For the reasons that follow, we affirm.
{¶2} On September 13, 2018, the Allen County Grand Jury indicted Prince
on five criminal counts including: Counts One and Two, Rape in violation of R.C.
2907.02(A)(2), (B), both first-degree felonies; Count Three, Kidnapping in
violation of R.C. 2905.01(A)(4), (C)(1), a first-degree felony; Count Four, Robbery
in violation of R.C. 2911.02(A)(2), (B), a second-degree felony; and Count Five,
Felonious assault in violation of R.C. 2903.11(A)(2), (D)(1)(a), a second-degree
felony. (Doc. No. 1). On September 21, 2018, Prince appeared for arraignment and
entered pleas of not guilty. (Doc. No. 12).
{¶3} On February 27, 2020, Prince withdrew his former not guilty plea and
entered plea of guilty under a negotiated plea agreement. (Feb. 27, 2020 Tr. at 1-
26, Doc. No. 133); (Doc. Nos. 104, 106, 107, 108, 109). Prince pleaded guilty to
Count Three (Kidnapping) in the indictment in exchange for the dismissal of all
remaining counts. (Feb. 27, 2020 Tr. at 23-26); (Doc. Nos. 108, 109).
Contemporaneously, Prince was arraigned on a Bill of Information (“BOI”) wherein
he tendered guilty pleas to two criminal counts of Sexual battery in violation of R.C.
2907.03(A)(2), both third-degree felonies. (Id.); (Doc. Nos. 107, 108, 109). At the
-2- Case No. 1-21-14
change-of-plea hearing, the trial court determined that none of Prince’s offenses
merged for the purposes of sentencing. (Id. at 26). Thereafter, the trial court ordered
the preparation of the presentence-investigation report (“PSI”). (Id.).

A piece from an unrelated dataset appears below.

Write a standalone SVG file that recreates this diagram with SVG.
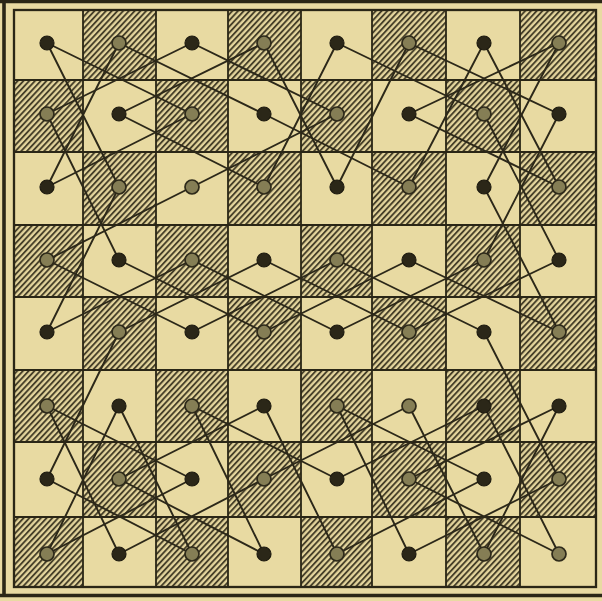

{¶4} On April 6, 2020, the trial court sentenced Prince. (Apr. 6, 2020 Tr. at
28, Doc. No. 134); (Doc. No. 117). The trial court again determined that Counts
One and Two of the BOI and Count Three in the indictment did not merge for the
purposes of sentencing. (Apr. 6, 2020 Tr. at 23-24) (Id.). Thereafter, the trial court
sentenced Prince to a prison term of 60 months (each) under Counts One and Two
and 5 years under Count Three with all prison terms to be served consecutive to one
another. (Apr. 6, 2020 Tr. at 28); (Doc. No. 117). The judgment entry of sentencing
was filed on April 7, 2020.1 (Doc. No. 117).
{¶5} Prince filed a motion for leave to file a delayed appeal and his notice of
appeal on April 21, 2021, which we granted on June 22, 2021. (Doc. No. 123);
(Case No. 1-21-14, Doc. Nos. 1, 5, 6, 7). He raises two assignments of error, which
we will address together.
Assignment of Error No. I
The Trial Court Committed Plain Error By Failing To Merge The Two Sexual Batteries For Purposes Of Sentencing (Sentencing Tr. pg. 23, tab 11-15).
1 Prince was not notified of his right to appeal at the sentencing hearing under Crim.R. 32(B)(2) nor did the judgment entry contain an advisement of rights under Crim.R. 32(B)(3). (Case No. 1-21-14, Doc. No. 7). (See Apr. 6, 2020 Tr. at 29-30, Doc. No. 134); (Doc. No. 117).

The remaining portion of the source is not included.